**Exercise objective**
Return all of the data exactly, with nothing left out but the pictures.

↓

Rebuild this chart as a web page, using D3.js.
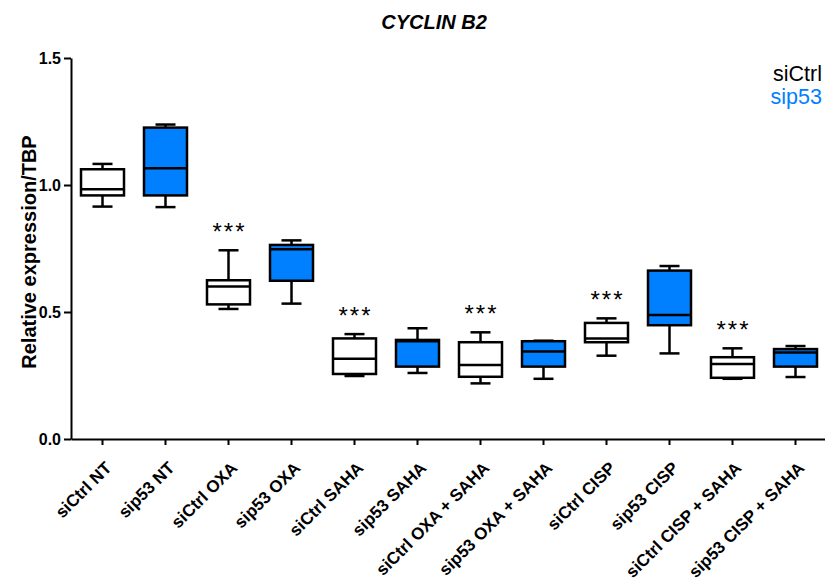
<!DOCTYPE html>
<html><head><meta charset="utf-8">
<script src="https://cdn.jsdelivr.net/npm/d3@7"></script>
<style>body{margin:0;background:#fff;}text{font-family:"Liberation Sans",Arial,sans-serif;}</style>
</head><body><svg id="c" width="825" height="581"></svg>
<script>
const categories = ["siCtrl NT","sip53 NT","siCtrl OXA","sip53 OXA","siCtrl SAHA","sip53 SAHA","siCtrl OXA + SAHA","sip53 OXA + SAHA","siCtrl CISP","sip53 CISP","siCtrl CISP + SAHA","sip53 CISP + SAHA"];
const groups = ["siCtrl","sip53","siCtrl","sip53","siCtrl","sip53","siCtrl","sip53","siCtrl","sip53","siCtrl","sip53"];
const whiskerLow = [0.915,0.913,0.512,0.533,0.248,0.260,0.219,0.237,0.328,0.337,0.237,0.244];
const q1 =         [0.959,0.959,0.530,0.623,0.256,0.285,0.245,0.285,0.381,0.448,0.241,0.285];
const median =     [0.983,1.066,0.600,0.747,0.316,0.385,0.291,0.344,0.396,0.488,0.295,0.341];
const q3 =         [1.062,1.226,0.625,0.764,0.396,0.390,0.381,0.385,0.457,0.663,0.322,0.354];
const whiskerHigh =[1.083,1.238,0.743,0.782,0.413,0.436,0.420,0.387,0.475,0.681,0.357,0.366];
const significance = ["","","***","","***","","***","","***","","***",""];
const yTicks = [0.0,0.5,1.0,1.5];
const colors = {siCtrl:"#ffffff", sip53:"#0080ff"};
const legendColors = {siCtrl:"#000000", sip53:"#0080ff"};

const svg = d3.select("#c");
const x = d3.scaleBand().domain(categories).range([71,827]).padding(0);
const y = d3.scaleLinear().domain([0,1.5]).range([439,58]);
const boxW = 43, capW = 20;

svg.append("text").attr("x",434).attr("y",29).attr("text-anchor","middle")
  .style("font-size","20px").style("font-weight","bold").style("font-style","italic").text("CYCLIN B2");

// y axis
const ya = svg.append("g").attr("transform","translate(71,0)")
  .call(d3.axisLeft(y).tickValues(yTicks).tickFormat(d3.format(".1f")).tickSize(7).tickSizeOuter(0));
ya.select(".domain").attr("stroke","#000").attr("stroke-width",2);
ya.selectAll(".tick line").attr("stroke-width",2);
ya.selectAll(".tick text").style("font-size","16px").style("font-weight","bold").attr("x",-10);

// x axis
const xa = svg.append("g").attr("transform","translate(0,439)")
  .call(d3.axisBottom(x).tickSize(6).tickSizeOuter(0));
xa.select(".domain").attr("stroke","#000").attr("stroke-width",2);
xa.selectAll(".tick line").attr("stroke-width",2);
xa.selectAll(".tick text").style("font-size","17px").style("font-weight","bold")
  .attr("text-anchor","end").attr("dy","0").attr("y",0)
  .attr("transform","translate(10,30) rotate(-45)");

svg.append("text").attr("transform","translate(36,252) rotate(-90)").attr("text-anchor","middle")
  .style("font-size","20px").style("font-weight","bold").text("Relative expression/TBP");

const g = svg.append("g");
categories.forEach((c,i)=>{
  const cx = x(c) + x.bandwidth()/2;
  const line=(x1,y1,x2,y2)=>g.append("line").attr("x1",x1).attr("y1",y1).attr("x2",x2).attr("y2",y2)
     .attr("stroke","#000").attr("stroke-width",2.5);
  line(cx,y(whiskerHigh[i]),cx,y(q3[i]));
  line(cx,y(whiskerLow[i]),cx,y(q1[i]));
  line(cx-capW/2,y(whiskerHigh[i]),cx+capW/2,y(whiskerHigh[i]));
  line(cx-capW/2,y(whiskerLow[i]),cx+capW/2,y(whiskerLow[i]));
  g.append("rect").attr("x",cx-boxW/2).attr("y",y(q3[i])).attr("width",boxW)
    .attr("height",y(q1[i])-y(q3[i])).attr("fill",colors[groups[i]]).attr("stroke","#000").attr("stroke-width",2.5);
  line(cx-boxW/2,y(median[i]),cx+boxW/2,y(median[i]));
  if(significance[i]) g.append("text").attr("x",cx+1).attr("y",y(whiskerHigh[i])-10).attr("text-anchor","middle")
    .style("font-size","24px").style("letter-spacing","2px").text(significance[i]);
});

const lg = ["siCtrl","sip53"];
lg.forEach((k,i)=>svg.append("text").attr("x",822).attr("y",81+i*22.5).attr("text-anchor","end")
  .style("font-size","21.5px").attr("fill",legendColors[k]).text(k));
</script></body></html>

↑

**Solution to the exercise**
Rebuild this chart as a web page, using D3.js.
<!DOCTYPE html>
<html><head><meta charset="utf-8">
<script src="https://cdn.jsdelivr.net/npm/d3@7"></script>
<style>body{margin:0;background:#fff;}text{font-family:"Liberation Sans",Arial,sans-serif;}</style>
</head><body><svg id="c" width="825" height="581"></svg>
<script>
const categories = ["siCtrl NT","sip53 NT","siCtrl OXA","sip53 OXA","siCtrl SAHA","sip53 SAHA","siCtrl OXA + SAHA","sip53 OXA + SAHA","siCtrl CISP","sip53 CISP","siCtrl CISP + SAHA","sip53 CISP + SAHA"];
const groups = ["siCtrl","sip53","siCtrl","sip53","siCtrl","sip53","siCtrl","sip53","siCtrl","sip53","siCtrl","sip53"];
const whiskerLow = [0.915,0.913,0.512,0.533,0.248,0.260,0.219,0.237,0.328,0.337,0.237,0.244];
const q1 =         [0.959,0.959,0.530,0.623,0.256,0.285,0.245,0.285,0.381,0.448,0.241,0.285];
const median =     [0.983,1.066,0.600,0.747,0.316,0.385,0.291,0.344,0.396,0.488,0.295,0.341];
const q3 =         [1.062,1.226,0.625,0.764,0.396,0.390,0.381,0.385,0.457,0.663,0.322,0.354];
const whiskerHigh =[1.083,1.238,0.743,0.782,0.413,0.436,0.420,0.387,0.475,0.681,0.357,0.366];
const significance = ["","","***","","***","","***","","***","","***",""];
const yTicks = [0.0,0.5,1.0,1.5];
const colors = {siCtrl:"#ffffff", sip53:"#0080ff"};
const legendColors = {siCtrl:"#000000", sip53:"#0080ff"};

const svg = d3.select("#c");
const x = d3.scaleBand().domain(categories).range([71,827]).padding(0);
const y = d3.scaleLinear().domain([0,1.5]).range([439,58]);
const boxW = 43, capW = 20;

svg.append("text").attr("x",434).attr("y",29).attr("text-anchor","middle")
  .style("font-size","20px").style("font-weight","bold").style("font-style","italic").text("CYCLIN B2");

// y axis
const ya = svg.append("g").attr("transform","translate(71,0)")
  .call(d3.axisLeft(y).tickValues(yTicks).tickFormat(d3.format(".1f")).tickSize(7).tickSizeOuter(0));
ya.select(".domain").attr("stroke","#000").attr("stroke-width",2);
ya.selectAll(".tick line").attr("stroke-width",2);
ya.selectAll(".tick text").style("font-size","16px").style("font-weight","bold").attr("x",-10);

// x axis
const xa = svg.append("g").attr("transform","translate(0,439)")
  .call(d3.axisBottom(x).tickSize(6).tickSizeOuter(0));
xa.select(".domain").attr("stroke","#000").attr("stroke-width",2);
xa.selectAll(".tick line").attr("stroke-width",2);
xa.selectAll(".tick text").style("font-size","17px").style("font-weight","bold")
  .attr("text-anchor","end").attr("dy","0").attr("y",0)
  .attr("transform","translate(10,30) rotate(-45)");

svg.append("text").attr("transform","translate(36,252) rotate(-90)").attr("text-anchor","middle")
  .style("font-size","20px").style("font-weight","bold").text("Relative expression/TBP");

const g = svg.append("g");
categories.forEach((c,i)=>{
  const cx = x(c) + x.bandwidth()/2;
  const line=(x1,y1,x2,y2)=>g.append("line").attr("x1",x1).attr("y1",y1).attr("x2",x2).attr("y2",y2)
     .attr("stroke","#000").attr("stroke-width",2.5);
  line(cx,y(whiskerHigh[i]),cx,y(q3[i]));
  line(cx,y(whiskerLow[i]),cx,y(q1[i]));
  line(cx-capW/2,y(whiskerHigh[i]),cx+capW/2,y(whiskerHigh[i]));
  line(cx-capW/2,y(whiskerLow[i]),cx+capW/2,y(whiskerLow[i]));
  g.append("rect").attr("x",cx-boxW/2).attr("y",y(q3[i])).attr("width",boxW)
    .attr("height",y(q1[i])-y(q3[i])).attr("fill",colors[groups[i]]).attr("stroke","#000").attr("stroke-width",2.5);
  line(cx-boxW/2,y(median[i]),cx+boxW/2,y(median[i]));
  if(significance[i]) g.append("text").attr("x",cx+1).attr("y",y(whiskerHigh[i])-10).attr("text-anchor","middle")
    .style("font-size","24px").style("letter-spacing","2px").text(significance[i]);
});

const lg = ["siCtrl","sip53"];
lg.forEach((k,i)=>svg.append("text").attr("x",822).attr("y",81+i*22.5).attr("text-anchor","end")
  .style("font-size","21.5px").attr("fill",legendColors[k]).text(k));
</script></body></html>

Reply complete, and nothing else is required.